Ultima modifica 17 Giugno 2023
Qualche giorno fa guardavo i bambini mentre lavoravano.
Li guardavo uno per uno: le testoline basse che ogni 3 secondi si uniscono per due chiacchiere e poi tornano sul quaderno.
Di venerdì sono stanchi, ma ormai in terza non si può più fare lo sconto, perché devono aver chiaro che le cose, crescendo, cambiano.
E per farle cambiare in meglio serve più impegno, più forza e più costanza, altrimenti mancano soddisfazioni, cioè la materia prima per desiderare di crescere.
Mi è capitato, alla quarta ora del venerdì, di dire “Schhhh” mentre ero solo io a parlare.
Sono segnali da interpretare non solo individualmente, ma empaticamente: anche loro, nel loro piccolo, hanno diritto a svalvolare.
I venerdì me li ricordo molto bene, perché, soprattutto quest’anno, sapendo di giocare al “tiro della corda” (alias allungamento dei tempi di lavoro ed attenzione) penso 10 volte a cosa fare, per stancarli senza stress.
Non so se mi spiego. Si attivano modalità leggere e con una modulazione maggiore, magari fuori dal banco, letture tematiche, riflessioni, piccole passeggiate e brainstorming, al fine di tirare fuori qualcosa di buono e utile…comunque.
Credo che lo facciano un po’ tutti gli insegnanti, chi per credo, chi per esperienza, chi per non morire di pizzichi.
Ecco… dicevo che i venerdì li ricordo bene: in quello scorso è accaduto qualcosa che mi ha dato una bella lezione di vita, come molto spesso accade con i bambini.
Fine della fine della lezione, guardo la LIM e sono le 13.29. Uscita ora 13.35.

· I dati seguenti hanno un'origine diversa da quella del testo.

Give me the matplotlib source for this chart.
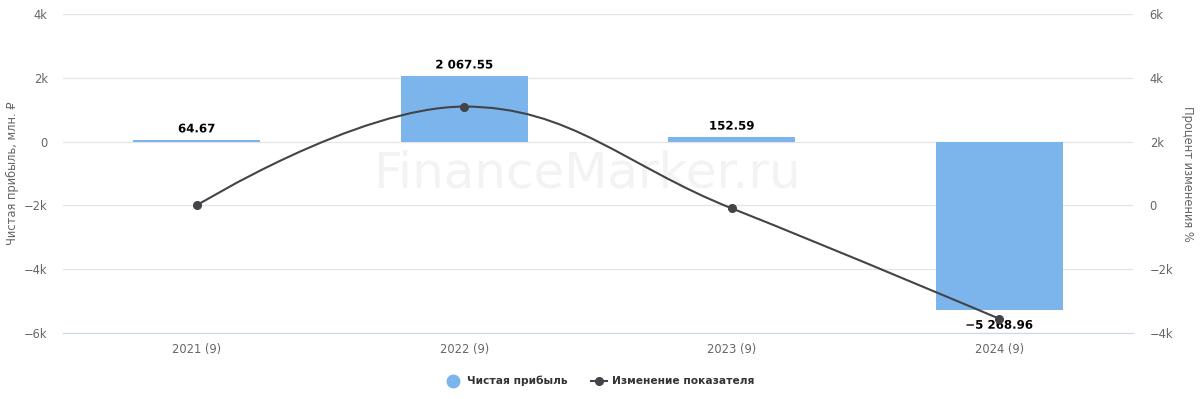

Tutti a prendere e riempire lo zaino, compiti scritti alla lavagna che riflette chiarore e si vede pure male.
Di confusione ne basterebbe la metà e io non ho voglia né intenzione di ripetere per la quinta volta di scrivere il compito. Dentro di me penso “tanto è per venerdì prossimo al limite glielo ricordo lunedì” e mi trovo distrattamente davanti alla lavagna ad osservare che nell’agitazione non si facciano male; sì perché iniziano i dondolii con lo zaino pesante in spalla, gli inciampamenti gratuiti da stanchezza, i dispetti involontari che danno il via ai volontari… insomma, incolumità obiettivo primario.
Tra le onde dei preparativi un bambino sta fermo, penna in mano, in piedi, e mi guarda: “Maestra ti sposti che non vedo i compiti?” E fa cenno con la mano di andare verso sinistra. In realtà leggo il labiale, perché il brusiovociostriciosedie è diventato importante. E non essendo impegnata ad ascoltare la sua voce, ho avuto quell’attimo lucido per guardarlo: il viso brillante di uno interessato a fare il suo per sua volontà, né stanco, né preoccupato.
Legge e si butta a scrivere sul diario. Finito, mette il diario nello zaino, chiude e se ne va a mensa esattamente come un adulto che sa cosa deve fare.
Quando con i bambini si costruisce (parlo di scuola e famiglia, soprattutto) senza mollare un giorno, loro danno molto di più di quanto ci aspettiamo.
Quando non si costruisce, invece, diamo il via alla distruzione di quel poco che in autonomia riescono a fare guardandosi intorno.
Mi dà l’idea che tutto ciò che ispiriamo, in positivo o in negativo-passivo, sia direttamente proporzionale ai comportamenti: loro lo moltiplicano in relazione al nostro impegno.
Purtroppo non diamo importanza alla loro autonomia nel gestire le loro risorse e così a volte “non riconosciamo” in alcune azioni i nostri figli.
Ma lo stupore, quando fanno qualcosa di meraviglioso, è un “non riconoscere”, esattamente come quando fanno qualcosa di terribile. Ci fa forse comodo pensare che valga solo nel primo caso.
In realtà dovremmo fare sempre una scannerizzazione del nostro insegnamento (attivo o negativo-passivo) perché dà sempre risultati amplificati, nel bene e nel male.
Cosa ho imparato?
Che a dicembre, all’impegno di un gruppo di maestre, stanco, ma pensato e ripensato, corrisponde un regalo di Natale inaspettato.